---------- Data extract ----------

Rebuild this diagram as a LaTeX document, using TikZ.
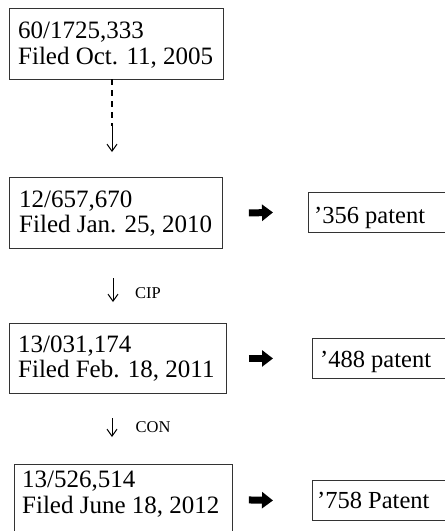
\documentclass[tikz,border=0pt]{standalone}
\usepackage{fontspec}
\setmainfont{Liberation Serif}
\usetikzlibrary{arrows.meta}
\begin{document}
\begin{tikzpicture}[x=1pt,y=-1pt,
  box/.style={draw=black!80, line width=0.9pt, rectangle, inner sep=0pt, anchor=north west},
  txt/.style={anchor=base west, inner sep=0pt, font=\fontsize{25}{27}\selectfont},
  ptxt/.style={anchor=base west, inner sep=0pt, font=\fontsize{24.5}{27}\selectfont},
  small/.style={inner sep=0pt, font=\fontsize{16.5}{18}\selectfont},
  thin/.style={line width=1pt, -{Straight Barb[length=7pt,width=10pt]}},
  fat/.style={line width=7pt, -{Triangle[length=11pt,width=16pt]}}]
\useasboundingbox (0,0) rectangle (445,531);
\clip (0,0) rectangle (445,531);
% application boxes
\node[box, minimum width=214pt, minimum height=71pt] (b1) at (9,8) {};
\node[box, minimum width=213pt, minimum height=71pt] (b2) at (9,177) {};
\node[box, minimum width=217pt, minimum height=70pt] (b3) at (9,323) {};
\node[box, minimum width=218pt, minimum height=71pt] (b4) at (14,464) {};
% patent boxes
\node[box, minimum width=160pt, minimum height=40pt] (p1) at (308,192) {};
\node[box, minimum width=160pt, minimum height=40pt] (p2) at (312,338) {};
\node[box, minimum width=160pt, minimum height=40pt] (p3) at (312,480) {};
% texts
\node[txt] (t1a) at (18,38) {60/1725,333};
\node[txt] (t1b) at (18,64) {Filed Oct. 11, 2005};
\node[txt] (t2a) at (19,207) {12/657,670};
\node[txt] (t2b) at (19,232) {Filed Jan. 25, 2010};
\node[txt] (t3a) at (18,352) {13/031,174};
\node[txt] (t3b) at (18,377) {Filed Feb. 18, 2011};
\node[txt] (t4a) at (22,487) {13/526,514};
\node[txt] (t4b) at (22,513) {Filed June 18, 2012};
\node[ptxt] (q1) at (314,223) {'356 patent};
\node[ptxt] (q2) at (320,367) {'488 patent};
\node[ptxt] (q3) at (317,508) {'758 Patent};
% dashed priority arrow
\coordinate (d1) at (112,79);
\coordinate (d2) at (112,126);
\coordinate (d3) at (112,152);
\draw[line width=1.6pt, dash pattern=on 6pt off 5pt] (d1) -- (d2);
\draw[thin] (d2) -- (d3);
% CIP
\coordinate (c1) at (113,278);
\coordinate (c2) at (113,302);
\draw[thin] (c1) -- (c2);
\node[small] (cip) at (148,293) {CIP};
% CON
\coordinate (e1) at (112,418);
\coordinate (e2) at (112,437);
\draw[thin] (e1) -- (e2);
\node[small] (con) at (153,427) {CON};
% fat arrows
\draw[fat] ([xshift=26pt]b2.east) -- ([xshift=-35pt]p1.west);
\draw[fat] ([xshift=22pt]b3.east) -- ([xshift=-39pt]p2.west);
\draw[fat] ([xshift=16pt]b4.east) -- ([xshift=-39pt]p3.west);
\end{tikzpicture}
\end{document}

----------

**Brief**:
Reproduce each line word for word and drop the pictures.

**Solution**:
Rebuild this diagram as a LaTeX document, using TikZ.
\documentclass[tikz,border=0pt]{standalone}
\usepackage{fontspec}
\setmainfont{Liberation Serif}
\usetikzlibrary{arrows.meta}
\begin{document}
\begin{tikzpicture}[x=1pt,y=-1pt,
  box/.style={draw=black!80, line width=0.9pt, rectangle, inner sep=0pt, anchor=north west},
  txt/.style={anchor=base west, inner sep=0pt, font=\fontsize{25}{27}\selectfont},
  ptxt/.style={anchor=base west, inner sep=0pt, font=\fontsize{24.5}{27}\selectfont},
  small/.style={inner sep=0pt, font=\fontsize{16.5}{18}\selectfont},
  thin/.style={line width=1pt, -{Straight Barb[length=7pt,width=10pt]}},
  fat/.style={line width=7pt, -{Triangle[length=11pt,width=16pt]}}]
\useasboundingbox (0,0) rectangle (445,531);
\clip (0,0) rectangle (445,531);
% application boxes
\node[box, minimum width=214pt, minimum height=71pt] (b1) at (9,8) {};
\node[box, minimum width=213pt, minimum height=71pt] (b2) at (9,177) {};
\node[box, minimum width=217pt, minimum height=70pt] (b3) at (9,323) {};
\node[box, minimum width=218pt, minimum height=71pt] (b4) at (14,464) {};
% patent boxes
\node[box, minimum width=160pt, minimum height=40pt] (p1) at (308,192) {};
\node[box, minimum width=160pt, minimum height=40pt] (p2) at (312,338) {};
\node[box, minimum width=160pt, minimum height=40pt] (p3) at (312,480) {};
% texts
\node[txt] (t1a) at (18,38) {60/1725,333};
\node[txt] (t1b) at (18,64) {Filed Oct. 11, 2005};
\node[txt] (t2a) at (19,207) {12/657,670};
\node[txt] (t2b) at (19,232) {Filed Jan. 25, 2010};
\node[txt] (t3a) at (18,352) {13/031,174};
\node[txt] (t3b) at (18,377) {Filed Feb. 18, 2011};
\node[txt] (t4a) at (22,487) {13/526,514};
\node[txt] (t4b) at (22,513) {Filed June 18, 2012};
\node[ptxt] (q1) at (314,223) {'356 patent};
\node[ptxt] (q2) at (320,367) {'488 patent};
\node[ptxt] (q3) at (317,508) {'758 Patent};
% dashed priority arrow
\coordinate (d1) at (112,79);
\coordinate (d2) at (112,126);
\coordinate (d3) at (112,152);
\draw[line width=1.6pt, dash pattern=on 6pt off 5pt] (d1) -- (d2);
\draw[thin] (d2) -- (d3);
% CIP
\coordinate (c1) at (113,278);
\coordinate (c2) at (113,302);
\draw[thin] (c1) -- (c2);
\node[small] (cip) at (148,293) {CIP};
% CON
\coordinate (e1) at (112,418);
\coordinate (e2) at (112,437);
\draw[thin] (e1) -- (e2);
\node[small] (con) at (153,427) {CON};
% fat arrows
\draw[fat] ([xshift=26pt]b2.east) -- ([xshift=-35pt]p1.west);
\draw[fat] ([xshift=22pt]b3.east) -- ([xshift=-39pt]p2.west);
\draw[fat] ([xshift=16pt]b4.east) -- ([xshift=-39pt]p3.west);
\end{tikzpicture}
\end{document}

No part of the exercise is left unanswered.